Give the listing again exactly, omitting its images.
........
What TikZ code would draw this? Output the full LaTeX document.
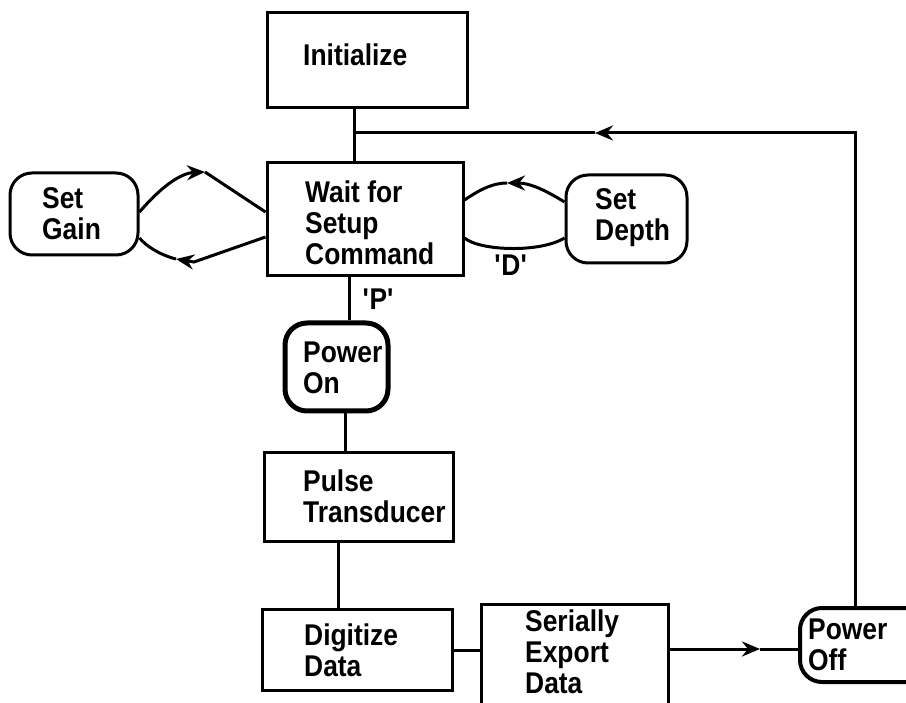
\documentclass[tikz,border=0pt]{standalone}
\usepackage{fontspec}
\setmainfont{Liberation Sans}[FakeStretch=0.88]
\usetikzlibrary{arrows.meta}
\begin{document}
\begin{tikzpicture}[x=1pt,y=-1pt,
  box/.style={draw, line width=3pt, rectangle, inner sep=0pt},
  rbox/.style={box, rounded corners=22pt},
  txt/.style={font=\fontsize{30}{31}\selectfont\bfseries, align=left, anchor=west, inner sep=0pt},
  wire/.style={line width=3pt},
  tip/.style={-{Stealth[length=18pt,width=15pt,inset=6pt]}}]
\useasboundingbox (0,0) rectangle (906,703);
\clip (0,0) rectangle (906,703);
% boxes
\node[box, minimum width=200pt, minimum height=95pt] (init) at (367,60.5) {};
\node[box, minimum width=196pt, minimum height=113pt] (wait) at (365,219.5) {};
\node[rbox, minimum width=128pt, minimum height=82pt] (gain) at (74,214) {};
\node[rbox, minimum width=121pt, minimum height=88pt] (depth) at (626.5,219) {};
\node[rbox, line width=5pt, minimum width=103pt, minimum height=88pt] (pon) at (336.5,367) {};
\node[box, minimum width=189pt, minimum height=88pt] (pulse) at (358.5,497) {};
\node[box, minimum width=190pt, minimum height=81pt] (dig) at (357,649.5) {};
\node[box, minimum width=187pt, minimum height=111pt] (ser) at (574.5,659.5) {};
\node[rbox, line width=4pt, minimum width=180pt, minimum height=74pt] (poff) at (890,645) {};
% texts
\node[txt] (initT) at (303,55) {Initialize};
\node[txt] (waitT) at (305,223) {Wait for\\Setup\\Command};
\node[txt] (gainT) at (42,214) {Set\\Gain};
\node[txt] (depthT) at (595,218) {Set\\Depth};
\node[txt] (ponT) at (303,368) {Power\\On};
\node[txt] (pulseT) at (303,496) {Pulse\\Transducer};
\node[txt] (digT) at (304,650) {Digitize\\Data};
\node[txt] (serT) at (525,652) {Serially\\Export\\Data};
\node[txt] (poffT) at (808,645) {Power\\Off};
% connectors
\coordinate (j) at (354,133);
\draw[wire] (init.south -| 354,0) -- (wait.north -| 354,0);
\draw[wire, tip] (poff.north -| 855,0) |- (595,133);
\draw[wire] (595,133) -- (j);
\draw[wire] (wait.south -| 349,0) -- (pon.north -| 349,0)
  node[midway, txt, anchor=west, xshift=12pt] (pl) {\textquotesingle P\textquotesingle};
\draw[wire] (pon.south -| 345,0) -- (pulse.north -| 345,0);
\draw[wire] (pulse.south -| 338,0) -- (dig.north -| 338,0);
\draw[wire] (dig.east |- 0,650) -- (ser.west |- 0,650);
\draw[wire, tip] (ser.east |- 0,649) -- (760,649);
\draw[wire] (760,649) -- (poff.west |- 0,649);
% set gain loops
\draw[wire, tip] (gain.east |- 0,212) .. controls (160,188) and (180,173) .. (205,172);
\draw[wire] (205,172) -- (wait.west |- 0,212);
\draw[wire, tip] (wait.west |- 0,237) -- (194,262) -- (176,259);
\draw[wire] (176,259) .. controls (160,255) and (146,246) .. (gain.east |- 0,238);
% set depth loops
\draw[wire, tip] (depth.west |- 0,202) .. controls (545,190) and (530,183) .. (507,183);
\draw[wire] (507,183) .. controls (490,183) and (475,193) .. (wait.east |- 0,200);
\draw[wire] (wait.east |- 0,238) .. controls (480,251) and (540,253) .. (depth.west |- 0,238);
\node[txt, anchor=center] (dl) at (511,265) {\textquotesingle D\textquotesingle};
\end{tikzpicture}
\end{document}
........
> [WRITTEN RESPONSE]
What TikZ code would draw this? Output the full LaTeX document.
\documentclass[tikz,border=0pt]{standalone}
\usepackage{fontspec}
\setmainfont{Liberation Sans}[FakeStretch=0.88]
\usetikzlibrary{arrows.meta}
\begin{document}
\begin{tikzpicture}[x=1pt,y=-1pt,
  box/.style={draw, line width=3pt, rectangle, inner sep=0pt},
  rbox/.style={box, rounded corners=22pt},
  txt/.style={font=\fontsize{30}{31}\selectfont\bfseries, align=left, anchor=west, inner sep=0pt},
  wire/.style={line width=3pt},
  tip/.style={-{Stealth[length=18pt,width=15pt,inset=6pt]}}]
\useasboundingbox (0,0) rectangle (906,703);
\clip (0,0) rectangle (906,703);
% boxes
\node[box, minimum width=200pt, minimum height=95pt] (init) at (367,60.5) {};
\node[box, minimum width=196pt, minimum height=113pt] (wait) at (365,219.5) {};
\node[rbox, minimum width=128pt, minimum height=82pt] (gain) at (74,214) {};
\node[rbox, minimum width=121pt, minimum height=88pt] (depth) at (626.5,219) {};
\node[rbox, line width=5pt, minimum width=103pt, minimum height=88pt] (pon) at (336.5,367) {};
\node[box, minimum width=189pt, minimum height=88pt] (pulse) at (358.5,497) {};
\node[box, minimum width=190pt, minimum height=81pt] (dig) at (357,649.5) {};
\node[box, minimum width=187pt, minimum height=111pt] (ser) at (574.5,659.5) {};
\node[rbox, line width=4pt, minimum width=180pt, minimum height=74pt] (poff) at (890,645) {};
% texts
\node[txt] (initT) at (303,55) {Initialize};
\node[txt] (waitT) at (305,223) {Wait for\\Setup\\Command};
\node[txt] (gainT) at (42,214) {Set\\Gain};
\node[txt] (depthT) at (595,218) {Set\\Depth};
\node[txt] (ponT) at (303,368) {Power\\On};
\node[txt] (pulseT) at (303,496) {Pulse\\Transducer};
\node[txt] (digT) at (304,650) {Digitize\\Data};
\node[txt] (serT) at (525,652) {Serially\\Export\\Data};
\node[txt] (poffT) at (808,645) {Power\\Off};
% connectors
\coordinate (j) at (354,133);
\draw[wire] (init.south -| 354,0) -- (wait.north -| 354,0);
\draw[wire, tip] (poff.north -| 855,0) |- (595,133);
\draw[wire] (595,133) -- (j);
\draw[wire] (wait.south -| 349,0) -- (pon.north -| 349,0)
  node[midway, txt, anchor=west, xshift=12pt] (pl) {\textquotesingle P\textquotesingle};
\draw[wire] (pon.south -| 345,0) -- (pulse.north -| 345,0);
\draw[wire] (pulse.south -| 338,0) -- (dig.north -| 338,0);
\draw[wire] (dig.east |- 0,650) -- (ser.west |- 0,650);
\draw[wire, tip] (ser.east |- 0,649) -- (760,649);
\draw[wire] (760,649) -- (poff.west |- 0,649);
% set gain loops
\draw[wire, tip] (gain.east |- 0,212) .. controls (160,188) and (180,173) .. (205,172);
\draw[wire] (205,172) -- (wait.west |- 0,212);
\draw[wire, tip] (wait.west |- 0,237) -- (194,262) -- (176,259);
\draw[wire] (176,259) .. controls (160,255) and (146,246) .. (gain.east |- 0,238);
% set depth loops
\draw[wire, tip] (depth.west |- 0,202) .. controls (545,190) and (530,183) .. (507,183);
\draw[wire] (507,183) .. controls (490,183) and (475,193) .. (wait.east |- 0,200);
\draw[wire] (wait.east |- 0,238) .. controls (480,251) and (540,253) .. (depth.west |- 0,238);
\node[txt, anchor=center] (dl) at (511,265) {\textquotesingle D\textquotesingle};
\end{tikzpicture}
\end{document}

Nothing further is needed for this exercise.